Entre umas balas e outras
 

                                       No mar estava escrita 
                                        uma cidade. 
                                              Carlos Drummond de Andrade

     E devagar, devagarinho, como diz o Martinho da Vila no seu gostoso samba, eu vou sendo obrigado a deixar de ler jornais, ouvir rádios e ver televisão. 
     Você me pergunta por que, e eu respondo: porque já não aguento mais ler, ouvir e ver o constrangedor noticiário policial que cada vez mais invade esses preciosos meios de comunicação, independente de horários.
     São noticiados, com bastante ênfase e intensidade assaltos, estupros, sequestros, grandes e pequenos roubos e furtos e todo o tipo de homicídio  previsto e qualificado no nosso septuagenário Código Penal.
     Concordo com um velho companheiro dos tempos de faculdade que, quando nos encontramos, na rua, na igreja, nos shoppings, etc., etc, me confessa, apavorado:
- "É, parceiro, o bicho tá pegando.

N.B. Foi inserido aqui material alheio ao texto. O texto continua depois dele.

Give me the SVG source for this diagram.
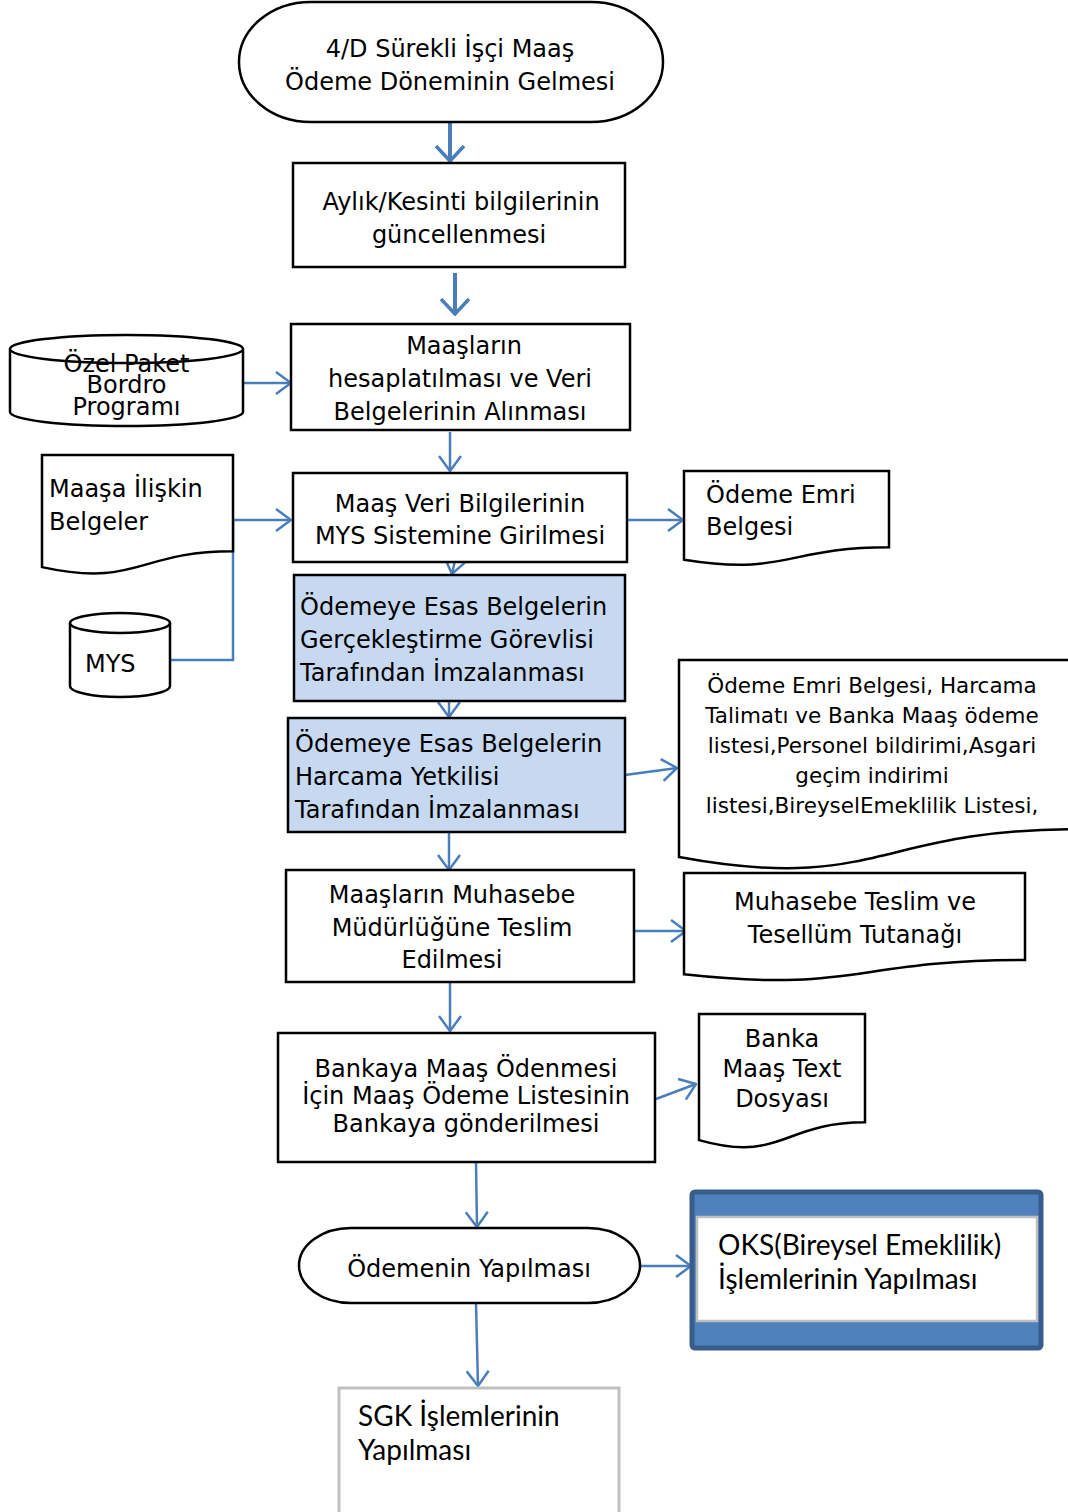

O negócio, agora, é rezar; até pra não ser atingido por uma dessa balas perdidas, que tanto podem ser do revolver do malandro como do policial."
     E completa: O estranho é que o meliante aparece sempre como dono da bala assassina. O autor do disparo." E em seguida, me mostra a medalhinha que carrega no pescoço, melada de suor.
     E nessa de violência, dia desses, a televisão passou horas mostrando a ação nefasta de criminosos em um dos morros carioca que, segundo se alardeia, "está pacificado". Eu, hein?
     De olho na TV, de repente me vi no meio do tiroteio travado entre policiais e traficantes, tão perfeitas eram as imagens colhidas, em tempo real, no cenário do conflito.      Imagens enrequecidas pela narração do corajoso repórter que, pondo em risco a própria vida, cumpria seu dever como jornalista de polícia, como se diz nas redações.
     Simplesmente desliguei a televisão e fui ler poemas de Drummond e de Bandeira, ouvindo velhas valsas, na voz de um carioca do bem chamado Orlando Silva, falecido em 1978, depois de completar 63 anos. Muito novo!
     E na calma deliciosa do meu gabinete, disse de mim para mim: apesar de tudo o que tem acontecido, os meliantes ainda não conseguiram tirar do Rio o título de Cidade Maravilhosa. - "O Rio de Janeiro continua lindo!" como em Aquele Abraço, nos anos 1960, cantou Gil.
     E por falar em canção carioca, no carnaval de 1939, o saudoso Orlando Silva numa marchinha doce e carinhosa, de sua autoria, chamou o Rio de Janeiro de "Cidade brinquedo".
 - "O Cristo Redentor é uma medalha pequenina/ No rosário imenso da colina/ Bonecas delicadas, quase todas moreninhas/ Alegram suas ruas, qual um bando de andorinhas.  =  Rio, és pequeno para os olhos meus/ Olhos que veneram os encantos teus/ Adoro o teu céu cor de anil/ És a cidade brinquedo/ No bazar do meu Brasil." A música dessa canção é de enlouquecer, porque belíssima.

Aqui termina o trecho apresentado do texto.